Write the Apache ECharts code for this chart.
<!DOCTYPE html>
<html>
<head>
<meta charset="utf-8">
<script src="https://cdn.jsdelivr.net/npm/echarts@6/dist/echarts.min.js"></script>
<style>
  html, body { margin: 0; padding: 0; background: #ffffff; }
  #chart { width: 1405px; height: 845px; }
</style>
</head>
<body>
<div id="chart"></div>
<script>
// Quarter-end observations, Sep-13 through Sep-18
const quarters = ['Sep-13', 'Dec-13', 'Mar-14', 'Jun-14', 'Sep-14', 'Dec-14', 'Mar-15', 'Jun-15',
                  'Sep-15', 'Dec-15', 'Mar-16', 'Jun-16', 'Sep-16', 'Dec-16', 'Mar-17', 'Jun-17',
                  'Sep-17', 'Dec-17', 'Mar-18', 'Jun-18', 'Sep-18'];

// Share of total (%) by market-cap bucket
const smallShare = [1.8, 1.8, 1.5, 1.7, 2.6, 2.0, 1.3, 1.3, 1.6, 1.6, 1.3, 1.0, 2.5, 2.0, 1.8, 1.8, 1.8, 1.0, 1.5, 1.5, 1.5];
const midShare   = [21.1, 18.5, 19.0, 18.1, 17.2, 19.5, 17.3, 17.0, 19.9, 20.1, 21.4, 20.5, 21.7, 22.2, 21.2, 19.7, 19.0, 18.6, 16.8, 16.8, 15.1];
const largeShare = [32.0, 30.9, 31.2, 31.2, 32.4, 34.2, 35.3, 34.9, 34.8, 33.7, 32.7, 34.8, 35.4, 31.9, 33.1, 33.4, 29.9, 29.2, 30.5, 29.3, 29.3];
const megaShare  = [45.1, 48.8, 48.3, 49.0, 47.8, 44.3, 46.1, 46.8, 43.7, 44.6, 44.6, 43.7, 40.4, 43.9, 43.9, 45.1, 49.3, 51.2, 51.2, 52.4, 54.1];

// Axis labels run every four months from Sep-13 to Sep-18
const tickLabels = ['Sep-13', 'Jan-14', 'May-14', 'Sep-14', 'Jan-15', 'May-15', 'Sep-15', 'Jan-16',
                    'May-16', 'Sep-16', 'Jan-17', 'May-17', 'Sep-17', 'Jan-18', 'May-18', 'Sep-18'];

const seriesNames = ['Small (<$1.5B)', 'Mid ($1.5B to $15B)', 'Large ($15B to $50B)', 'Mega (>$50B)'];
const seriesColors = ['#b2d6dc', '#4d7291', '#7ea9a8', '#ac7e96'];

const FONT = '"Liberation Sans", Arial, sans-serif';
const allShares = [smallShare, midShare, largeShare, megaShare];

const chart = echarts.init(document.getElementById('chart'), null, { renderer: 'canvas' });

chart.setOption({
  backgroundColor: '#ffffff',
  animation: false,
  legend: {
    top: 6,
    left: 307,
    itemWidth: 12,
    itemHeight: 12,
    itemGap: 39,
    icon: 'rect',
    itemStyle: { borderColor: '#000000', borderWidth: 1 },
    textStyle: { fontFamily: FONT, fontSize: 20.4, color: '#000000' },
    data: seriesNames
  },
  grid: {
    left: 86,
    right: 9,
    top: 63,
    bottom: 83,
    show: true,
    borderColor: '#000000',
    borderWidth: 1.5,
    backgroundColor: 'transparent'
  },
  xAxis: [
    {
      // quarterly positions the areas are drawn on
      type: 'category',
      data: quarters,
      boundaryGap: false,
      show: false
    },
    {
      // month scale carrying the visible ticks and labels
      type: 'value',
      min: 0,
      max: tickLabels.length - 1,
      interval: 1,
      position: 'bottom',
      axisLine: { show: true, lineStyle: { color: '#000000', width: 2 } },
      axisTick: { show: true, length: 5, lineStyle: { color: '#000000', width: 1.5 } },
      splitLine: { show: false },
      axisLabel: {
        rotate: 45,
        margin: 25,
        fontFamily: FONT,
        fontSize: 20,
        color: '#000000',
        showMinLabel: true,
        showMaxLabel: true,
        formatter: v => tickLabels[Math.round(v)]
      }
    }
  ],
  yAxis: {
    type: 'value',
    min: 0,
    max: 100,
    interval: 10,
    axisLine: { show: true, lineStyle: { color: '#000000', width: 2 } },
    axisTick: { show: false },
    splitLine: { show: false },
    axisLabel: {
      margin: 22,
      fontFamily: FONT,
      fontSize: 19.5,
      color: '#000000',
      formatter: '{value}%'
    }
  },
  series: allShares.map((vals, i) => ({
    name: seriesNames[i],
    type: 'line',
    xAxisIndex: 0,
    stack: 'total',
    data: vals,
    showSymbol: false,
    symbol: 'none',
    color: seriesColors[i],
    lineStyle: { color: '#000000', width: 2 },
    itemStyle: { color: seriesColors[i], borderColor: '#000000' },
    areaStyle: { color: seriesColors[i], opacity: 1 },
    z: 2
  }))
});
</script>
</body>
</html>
----------------
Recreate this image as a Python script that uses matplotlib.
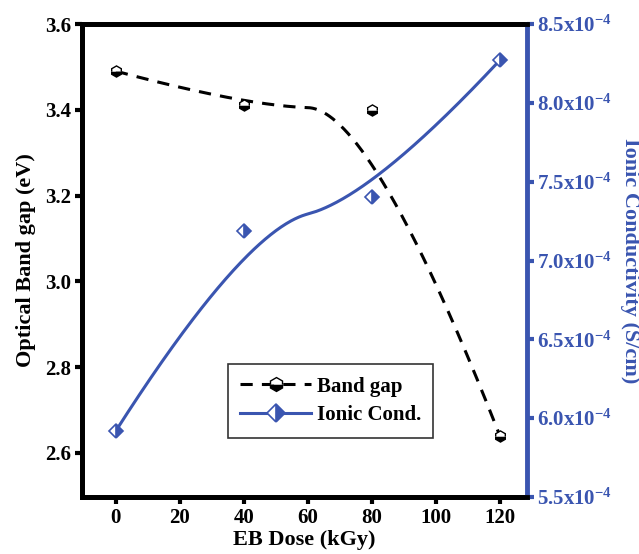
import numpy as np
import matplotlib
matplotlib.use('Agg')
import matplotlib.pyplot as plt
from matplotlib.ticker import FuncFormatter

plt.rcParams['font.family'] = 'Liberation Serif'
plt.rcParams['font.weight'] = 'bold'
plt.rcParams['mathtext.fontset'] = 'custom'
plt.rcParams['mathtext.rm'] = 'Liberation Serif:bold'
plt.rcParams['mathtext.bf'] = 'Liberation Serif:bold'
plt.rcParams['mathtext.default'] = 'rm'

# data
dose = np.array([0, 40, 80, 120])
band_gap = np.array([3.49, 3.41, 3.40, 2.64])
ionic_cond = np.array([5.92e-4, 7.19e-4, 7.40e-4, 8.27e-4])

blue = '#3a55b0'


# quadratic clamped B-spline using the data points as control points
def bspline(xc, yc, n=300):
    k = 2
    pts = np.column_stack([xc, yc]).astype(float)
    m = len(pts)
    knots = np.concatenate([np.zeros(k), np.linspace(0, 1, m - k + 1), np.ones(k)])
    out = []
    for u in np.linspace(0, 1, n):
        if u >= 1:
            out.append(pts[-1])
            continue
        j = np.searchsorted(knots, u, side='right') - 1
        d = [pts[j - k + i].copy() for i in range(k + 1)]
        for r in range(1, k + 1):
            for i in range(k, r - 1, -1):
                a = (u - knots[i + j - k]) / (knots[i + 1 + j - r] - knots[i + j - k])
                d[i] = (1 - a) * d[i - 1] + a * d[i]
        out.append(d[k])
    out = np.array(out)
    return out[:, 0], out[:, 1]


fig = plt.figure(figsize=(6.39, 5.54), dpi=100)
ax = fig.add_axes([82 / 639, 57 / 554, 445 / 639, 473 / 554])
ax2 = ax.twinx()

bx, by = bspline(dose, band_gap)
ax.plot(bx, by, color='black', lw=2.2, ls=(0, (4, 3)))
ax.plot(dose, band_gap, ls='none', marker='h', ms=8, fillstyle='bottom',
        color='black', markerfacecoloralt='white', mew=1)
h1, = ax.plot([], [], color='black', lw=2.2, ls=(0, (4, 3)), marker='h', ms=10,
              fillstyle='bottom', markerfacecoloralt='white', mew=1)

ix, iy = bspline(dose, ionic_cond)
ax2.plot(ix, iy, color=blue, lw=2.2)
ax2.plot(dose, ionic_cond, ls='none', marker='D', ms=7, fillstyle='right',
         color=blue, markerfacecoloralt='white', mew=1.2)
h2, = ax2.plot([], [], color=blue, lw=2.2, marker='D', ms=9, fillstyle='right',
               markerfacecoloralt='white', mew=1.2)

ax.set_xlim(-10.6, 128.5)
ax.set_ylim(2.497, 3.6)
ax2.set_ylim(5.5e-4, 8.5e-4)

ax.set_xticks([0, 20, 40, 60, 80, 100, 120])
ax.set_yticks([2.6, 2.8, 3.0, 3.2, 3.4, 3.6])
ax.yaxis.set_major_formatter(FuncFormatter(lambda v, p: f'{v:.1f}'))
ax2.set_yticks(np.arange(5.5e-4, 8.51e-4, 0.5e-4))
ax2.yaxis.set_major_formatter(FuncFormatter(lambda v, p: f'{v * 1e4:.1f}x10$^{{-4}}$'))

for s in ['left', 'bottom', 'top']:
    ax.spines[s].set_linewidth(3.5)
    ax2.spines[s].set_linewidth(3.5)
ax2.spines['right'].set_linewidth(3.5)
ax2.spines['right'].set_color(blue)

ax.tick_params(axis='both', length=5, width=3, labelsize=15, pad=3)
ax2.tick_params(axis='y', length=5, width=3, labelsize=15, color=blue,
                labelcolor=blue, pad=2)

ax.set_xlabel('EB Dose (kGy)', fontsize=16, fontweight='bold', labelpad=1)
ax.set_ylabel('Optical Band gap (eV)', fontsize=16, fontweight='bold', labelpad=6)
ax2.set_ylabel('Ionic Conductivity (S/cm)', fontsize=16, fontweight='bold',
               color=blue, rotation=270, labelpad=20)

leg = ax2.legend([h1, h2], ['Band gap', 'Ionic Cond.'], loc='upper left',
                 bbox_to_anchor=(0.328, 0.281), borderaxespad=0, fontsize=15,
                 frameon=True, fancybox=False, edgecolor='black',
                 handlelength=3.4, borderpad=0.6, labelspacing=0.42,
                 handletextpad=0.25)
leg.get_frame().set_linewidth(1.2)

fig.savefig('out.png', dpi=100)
----------------
● Work instructions
In the listing above, find the line with "Recreate this image" and the line with "blue = '#3a55b0'". Copy exactly those lines and all between them, minus the images.

● Output below
Recreate this image as a Python script that uses matplotlib.
import numpy as np
import matplotlib
matplotlib.use('Agg')
import matplotlib.pyplot as plt
from matplotlib.ticker import FuncFormatter

plt.rcParams['font.family'] = 'Liberation Serif'
plt.rcParams['font.weight'] = 'bold'
plt.rcParams['mathtext.fontset'] = 'custom'
plt.rcParams['mathtext.rm'] = 'Liberation Serif:bold'
plt.rcParams['mathtext.bf'] = 'Liberation Serif:bold'
plt.rcParams['mathtext.default'] = 'rm'

# data
dose = np.array([0, 40, 80, 120])
band_gap = np.array([3.49, 3.41, 3.40, 2.64])
ionic_cond = np.array([5.92e-4, 7.19e-4, 7.40e-4, 8.27e-4])

blue = '#3a55b0'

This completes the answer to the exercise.